# [Your instructions]
Retype only the lines running from the beginning of the entries below to the line with "import seaborn as sns", both included. Do not include pictures.

*** Data in this exercise ***

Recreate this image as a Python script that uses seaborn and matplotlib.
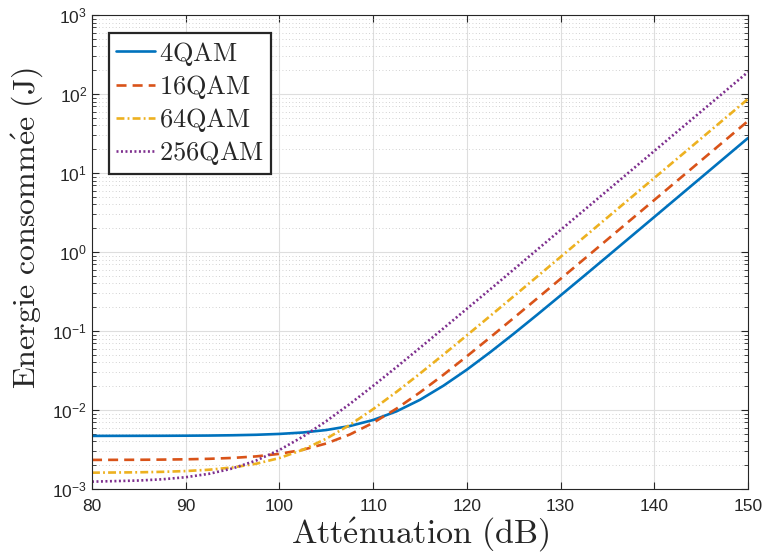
import numpy as np
import pandas as pd
import matplotlib
matplotlib.use("Agg")
import matplotlib.pyplot as plt
import matplotlib.ticker as mticker
from matplotlib.font_manager import FontProperties
from matplotlib.lines import Line2D
import seaborn as sns

# ---- data ----
att = [80, 85, 87.5, 90, 92.5, 95, 97.5, 100, 102.5, 105, 107.5, 110, 112.5, 115,
       117.5, 120, 122.5, 125, 127.5, 130, 132.5, 135, 140, 145, 150]
e_4qam = [0.00470, 0.00471, 0.004716, 0.00473, 0.004749, 0.00479, 0.004856, 0.00498,
          0.00519, 0.00558, 0.00626, 0.00747, 0.00962, 0.01346, 0.0203, 0.0324,
          0.0540, 0.0923, 0.1605, 0.282, 0.4972, 0.881, 2.775, 8.76, 27.7]
e_16qam = [0.002335, 0.002344, 0.002356, 0.002376, 0.002411, 0.002474, 0.002586,
           0.002785, 0.003139, 0.003769, 0.004888, 0.00688, 0.01042, 0.01672,
           0.02791, 0.04783, 0.08323, 0.1462, 0.2581, 0.4573, 0.8113, 1.441, 4.55,
           14.39, 45.5]
e_64qam = [0.001609, 0.001627, 0.001649, 0.001687, 0.001754, 0.001874, 0.002086,
           0.002465, 0.003138, 0.004335, 0.006464, 0.01025, 0.01698, 0.02895,
           0.05024, 0.0881, 0.1554, 0.2751, 0.488, 0.8666, 1.538, 2.735, 8.65,
           27.35, 86.5]
e_256qam = [0.001239, 0.00128, 0.001327, 0.00141, 0.001558, 0.001821, 0.002288,
            0.00312, 0.004598, 0.007228, 0.0119, 0.02022, 0.035, 0.0613, 0.108,
            0.1912, 0.3378, 0.6008, 1.069, 1.9, 3.378, 6.008, 19.0, 60.08, 190.0]
labels = ["4QAM", "16QAM", "64QAM", "256QAM"]
x_ticks = [80, 90, 100, 110, 120, 130, 140, 150]
y_ticks = [1e-3, 1e-2, 1e-1, 1e0, 1e1, 1e2, 1e3]

series = [e_4qam, e_16qam, e_64qam, e_256qam]
df = pd.concat([pd.DataFrame({"att": att, "E": s, "mod": lab})
                for s, lab in zip(series, labels)], ignore_index=True)

sns.set_style("ticks")
plt.rcParams["mathtext.fontset"] = "custom"
plt.rcParams["mathtext.rm"] = "Liberation Sans"
plt.rcParams["mathtext.it"] = "Liberation Sans:italic"
plt.rcParams["font.family"] = ["Liberation Sans", "DejaVu Sans"]

colors = ["#0072BD", "#D95319", "#EDB120", "#7E2F8E"]
palette = dict(zip(labels, colors))
LW = 1.9
dashes = {"4QAM": "", "16QAM": (3.8, 2.3), "64QAM": (3.0, 1.2, 0.7, 1.2), "256QAM": (0.75, 0.95)}

fig = plt.figure(figsize=(7.62, 5.60), dpi=100)
ax = fig.add_axes([92 / 762, 71 / 560, 656 / 762, 474 / 560])

sns.lineplot(data=df, x="att", y="E", hue="mod", style="mod", palette=palette,
             dashes=dashes, linewidth=LW, ax=ax, legend=False, estimator=None)

ax.set_yscale("log")
ax.set_xlim(80, 150)
ax.set_ylim(1e-3, 1e3)
ax.set_xticks(x_ticks)
ax.xaxis.set_minor_locator(mticker.NullLocator())
ax.yaxis.set_major_locator(mticker.FixedLocator(y_ticks))
minor = [m * t for t in y_ticks[:-1] for m in range(2, 10)]
ax.yaxis.set_minor_locator(mticker.FixedLocator(minor))
ax.yaxis.set_major_formatter(mticker.LogFormatterSciNotation())
ax.yaxis.set_minor_formatter(mticker.NullFormatter())

ax.grid(True, which="major", color="#dedede", linewidth=0.8, linestyle="-")
ax.grid(True, which="minor", axis="y", color="#c4c4c4", linewidth=0.6, linestyle=(0, (1, 3)))
ax.set_axisbelow(True)

for sp in ax.spines.values():
    sp.set_color("#262626")
    sp.set_linewidth(0.8)
    sp.set_visible(True)
ax.tick_params(which="both", direction="in", top=True, right=True, colors="#262626",
               labelsize=12.5)
ax.tick_params(which="major", length=5, width=0.8)
ax.tick_params(which="minor", length=3, width=0.6)
ax.tick_params(axis="x", pad=7)

ax.set_xlabel(r"$\mathrm{Att\acute{e}nuation\ (dB)}$", fontsize=24.5, math_fontfamily="cm",
              labelpad=1, color="#262626")
ax.set_ylabel(r"$\mathrm{Energie\ consomm\acute{e}e\ (J)}$", fontsize=23, math_fontfamily="cm",
              color="#262626")
ax.yaxis.set_label_coords(-0.072, 0.551)

handles = []
for lab in labels:
    d = dashes[lab]
    ls = "-" if d == "" else (0, d)
    handles.append(Line2D([], [], color=palette[lab], linewidth=LW, linestyle=ls))
leg = ax.legend(handles, [r"$\mathrm{%s}$" % l for l in labels],
                loc="upper left", bbox_to_anchor=(17 / 656, 456 / 474), borderaxespad=0,
                prop=FontProperties(size=19, math_fontfamily="cm"),
                frameon=True, fancybox=False, framealpha=1, edgecolor="#262626",
                handlelength=1.5, handletextpad=0.15, labelspacing=0.2,
                borderpad=0.25)
leg.get_frame().set_linewidth(1.6)

fig.savefig("out.png", dpi=100)
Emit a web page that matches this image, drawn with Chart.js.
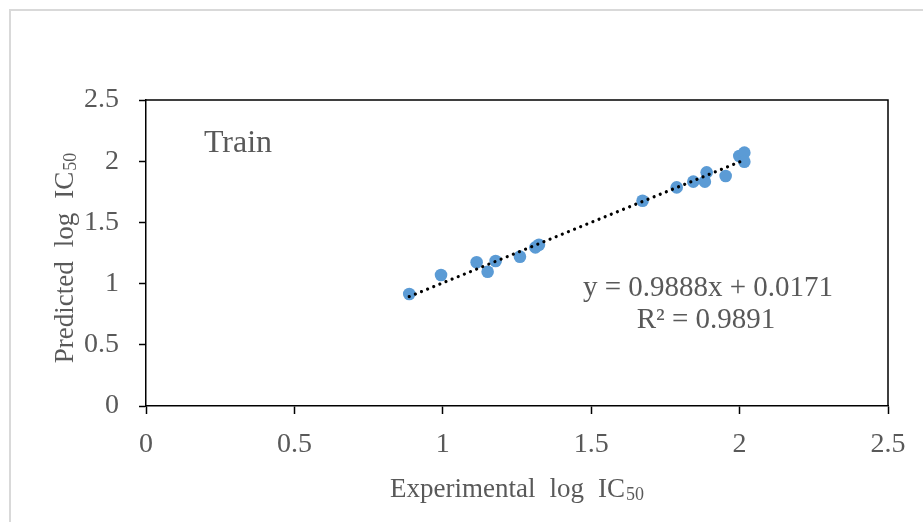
<!DOCTYPE html>
<html>
<head>
<meta charset="utf-8">
<script src="https://cdn.jsdelivr.net/npm/chart.js@4.4.1/dist/chart.umd.min.js"></script>
<style>
  html,body{margin:0;padding:0;background:#fff}
  #wrap{position:relative;width:923px;height:522px}
</style>
</head>
<body>
<div id="wrap"><canvas id="chart" width="923" height="522"></canvas></div>
<script>
// values
const expLogIC50  = [0.887, 0.994, 1.114, 1.151, 1.178, 1.260, 1.312, 1.324, 1.673, 1.788, 1.844, 1.883, 1.889, 1.953, 1.999, 2.016, 2.016]
const predLogIC50 = [0.915, 1.070, 1.174, 1.097, 1.185, 1.220, 1.296, 1.318, 1.677, 1.786, 1.833, 1.833, 1.909, 1.879, 2.042, 2.070, 1.996]
// linear trendline ends (y = 0.9888x + 0.0171 over the data range)
const fitX = [0.887, 2.016]
const fitY = [0.894, 2.010]
const eqLine = 'y = 0.9888x + 0.0171'
const r2Line = 'R² = 0.9891'
const setLabel = 'Train'

const FONT = '"Liberation Serif", "Times New Roman", serif'
const GRAY = '#595959'

// draws words centred on x=0 (baseline 0) with a trailing subscript
function drawWords(ctx, words, sub, size, gap) {
  ctx.font = `${size}px ${FONT}`
  const ws = words.map(w => ctx.measureText(w).width)
  ctx.font = `${Math.round(size*0.68)}px ${FONT}`
  const sw = ctx.measureText(sub).width
  const total = ws.reduce((a,b)=>a+b,0) + gap*(words.length-1) + sw + 1
  let x = -total/2
  ctx.font = `${size}px ${FONT}`
  words.forEach((w,i)=>{ ctx.fillText(w, x, 0); x += ws[i] + (i<words.length-1?gap:1) })
  ctx.font = `${Math.round(size*0.68)}px ${FONT}`
  ctx.fillText(sub, x, 3)
}

const decor = {
  id:'decor',
  beforeDraw(chart) {
    const ctx = chart.ctx
    ctx.save()
    ctx.strokeStyle = '#D9D9D9'; ctx.lineWidth = 2
    ctx.beginPath(); ctx.moveTo(10, 522); ctx.lineTo(10, 10); ctx.lineTo(923, 10); ctx.stroke()
    ctx.restore()
  },
  afterDraw(chart) {
    const ctx = chart.ctx, a = chart.chartArea
    ctx.save()
    // top + right frame of plot area
    ctx.strokeStyle = '#000'; ctx.lineWidth = 1.5
    ctx.beginPath(); ctx.moveTo(a.left, a.top); ctx.lineTo(a.right, a.top); ctx.lineTo(a.right, a.bottom); ctx.stroke()

    ctx.fillStyle = GRAY
    ctx.textBaseline = 'alphabetic'; ctx.textAlign = 'left'
    // axis titles
    ctx.save(); ctx.translate((a.left+a.right)/2, 497)
    drawWords(ctx, ['Experimental','log','IC'], '50', 27, 14)
    ctx.restore()
    ctx.save(); ctx.translate(73, (a.top+a.bottom)/2 + 5); ctx.rotate(-Math.PI/2)
    drawWords(ctx, ['Predicted','log','IC'], '50', 27, 14)
    ctx.restore()

    // labels inside plot
    ctx.textAlign = 'center'
    ctx.font = `32px ${FONT}`
    ctx.fillText(setLabel, 238, 152)
    ctx.font = `29px ${FONT}`
    ctx.fillText(eqLine, 708, 296)
    ctx.fillText(r2Line, 706, 328)
    ctx.restore()
  }
}

const tickFont = { family: FONT, size: 28 }
const fmt = v => String(+v.toFixed(2))

new Chart(document.getElementById('chart'), {
  type: 'scatter',
  data: {
    datasets: [
      { label:'Linear (Train)', type:'line', order:0,
        data: fitX.map((x,i)=>({x, y:fitY[i]})),
        borderColor:'#000', borderWidth:3.2, borderDash:[0.01, 6.6], borderCapStyle:'round',
        pointRadius:0, fill:false, tension:0 },
      { label:'Train', order:1,
        data: expLogIC50.map((x,i)=>({x, y:predLogIC50[i]})),
        backgroundColor:'#5B9BD5', borderColor:'#5B9BD5', pointRadius:6.3, pointHoverRadius:6.3, borderWidth:0 }
    ]
  },
  options: {
    responsive:false, animation:false,
    layout:{ padding:{ top:100, right:35, left:0, bottom:0 } },
    plugins:{ legend:{display:false}, tooltip:{enabled:false} },
    scales:{
      x:{ type:'linear', min:0, max:2.5,
        ticks:{ stepSize:0.5, color:GRAY, font:tickFont, padding:14, maxRotation:0, callback:fmt },
        grid:{ drawOnChartArea:false, drawTicks:true, tickLength:8, tickColor:'#000', tickWidth:1.5 },
        border:{ display:true, color:'#000', width:1.5 },
        afterFit(s){ s.height = 522 - 406 }
      },
      y:{ type:'linear', min:0, max:2.5,
        ticks:{ stepSize:0.5, color:GRAY, font:tickFont, padding:20, callback:fmt },
        grid:{ drawOnChartArea:false, drawTicks:true, tickLength:7, tickColor:'#000', tickWidth:1.5 },
        border:{ display:true, color:'#000', width:1.5 },
        afterFit(s){ s.width = 146 }
      }
    }
  },
  plugins:[decor]
})
</script>
</body>
</html>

***

# [Correct output]
Recreate this image as a Python script that uses seaborn and matplotlib.
import numpy as np
import pandas as pd
import matplotlib
matplotlib.use("Agg")
import matplotlib.pyplot as plt
import matplotlib.ticker as mticker
from matplotlib.font_manager import FontProperties
from matplotlib.lines import Line2D
import seaborn as sns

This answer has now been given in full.